Who are angel investors? They do not have to be accredited investors as designated
by the Securities and Exchange Commission (SEC). However, most of the money
coming from angel investors comes from accredited investors. Accredited investors,
as defined by the SEC, have to make at least $200,000 in income and have at least
$1 million in assets. Some angels are part of angel investing groups. Some
are on their own. Some angels are quite knowledgeable about investing in private
companies. Others fly by the seat of their pants. Some angels want to
be involved in the companies in which they invest. Others don’t care for any
or much involvement. Angel investors are not a homogeneous group.
How Does Angel Funding Work?
Angel investors often invest amounts ranging from $25,000 to $50,000 in small businesses.
For a second round of small business funding, this is much better than going the
venture capital route. Venture capitalists prefer to make very large investments
– in the millions of dollars. Due to the very high failure rate of small businesses,
angel investors require an exceedingly high return on their investments; often,
they require as much as 10 times to 30 times the amount they invest. Three
of the most famous companies that got their starts with angel investing are Amazon.com,
Starbucks, Inc., and Apple.
It is a reasonably complicated and time-consuming process to secure angel funding.
Angel investors are taking a huge risk on a relatively unproven venture. Angels
require air-tight business plans. They conduct due diligence, perform competitive
analysis, and eventually dismiss up to 90% of the applications they get. Small
business owners may have to make several rounds of presentations to the angel investor
or group to possibly secure their equity investment.
Where do you Find Angel Funding?
You can find your angel online or close to home. If you want to start your
research online, you can take a look at an Angelsoft, an angel investor network.
For a fee, you can make a pitch online. It’s also a good site just to look
through and find out what you need to do to make a pitch.
Many financial analysts, however, recommend that you try to find angel funding close
to home. Some angel investors like to be involved in the company in which
they invest. They may, for example, want a seat on the Board of Directors.

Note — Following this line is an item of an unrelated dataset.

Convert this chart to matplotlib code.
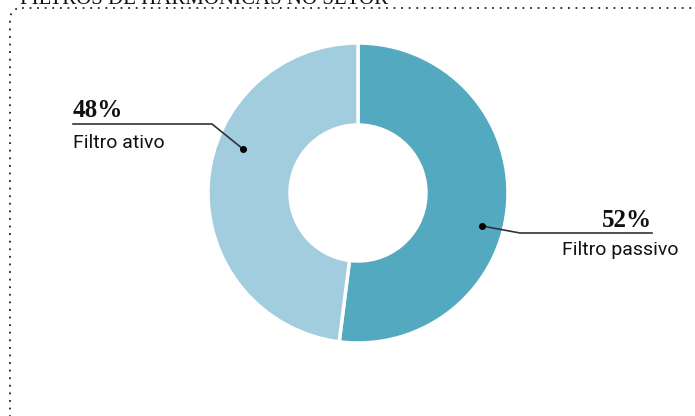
import matplotlib.pyplot as plt
from matplotlib.patches import FancyBboxPatch

# Dados
categorias = ['Filtro passivo', 'Filtro ativo']
valores = [52, 48]
rotulos = ['52%', '48%']
cores = ['#53a9bf', '#a2cddf']

fig = plt.figure(figsize=(6.95, 4.16), dpi=100)
ax = fig.add_axes([0, 0, 1, 1])

# Título (cortado no topo, como no original)
ax.text(20, 4, 'FILTROS DE HARMÔNICAS NO SETOR', fontsize=15, family='Liberation Serif',
        ha='left', va='baseline', color='#111111')

# Moldura pontilhada com canto arredondado
caixa = FancyBboxPatch((10, 8), 720, 440, boxstyle='round,pad=0,rounding_size=12',
                       fill=False, linestyle=(0, (1, 3.2)), linewidth=1.3, edgecolor='#222222')
ax.add_patch(caixa)

# Rosca (eixo y invertido: sentido horário visual = anti-horário nos dados)
ax.pie(valores, colors=cores, startangle=-90, counterclock=True,
       center=(358, 193), radius=150,
       wedgeprops=dict(width=82, edgecolor='white', linewidth=2.5))
ax.set_xlim(0, 695)
ax.set_ylim(416, 0)
ax.set_aspect('equal')
ax.axis('off')

# Rótulo: Filtro ativo
ax.plot([73, 212, 243], [124, 124, 149], color='#333333', linewidth=1.2)
ax.plot(243, 149, 'o', color='black', markersize=4)
ax.text(73, 117, rotulos[1], fontsize=18, fontweight='bold', family='Liberation Serif',
        ha='left', va='baseline', color='#111111')
ax.text(73, 148, categorias[1], fontsize=14, family='Roboto', ha='left', va='baseline',
        color='#111111')

# Rótulo: Filtro passivo
ax.plot([482, 520, 652], [226, 233, 233], color='#333333', linewidth=1.2)
ax.plot(482, 226, 'o', color='black', markersize=4)
ax.text(652, 227, rotulos[0], fontsize=18, fontweight='bold', family='Liberation Serif',
        ha='right', va='baseline', color='#111111')
ax.text(562, 255, categorias[0], fontsize=14, family='Roboto', ha='left', va='baseline',
        color='#111111')

fig.savefig('out.png', dpi=100)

As a small business owner, you could use the expertise on your board and the access
to another potential round of funding. One way to find local angel funding
is to start at the website for the Angel Capital Association, which lists angel
investors by state.
Securing funding from angel investors is a difficult process. The odds are
long that you will be successful. However, you may make excellent contacts
for getting funding in the future. You may meet people who can give you valuable
business advice. Even going through the process of giving multiple presentations
is invaluable for the future. You may just secure that angel funding that
you need.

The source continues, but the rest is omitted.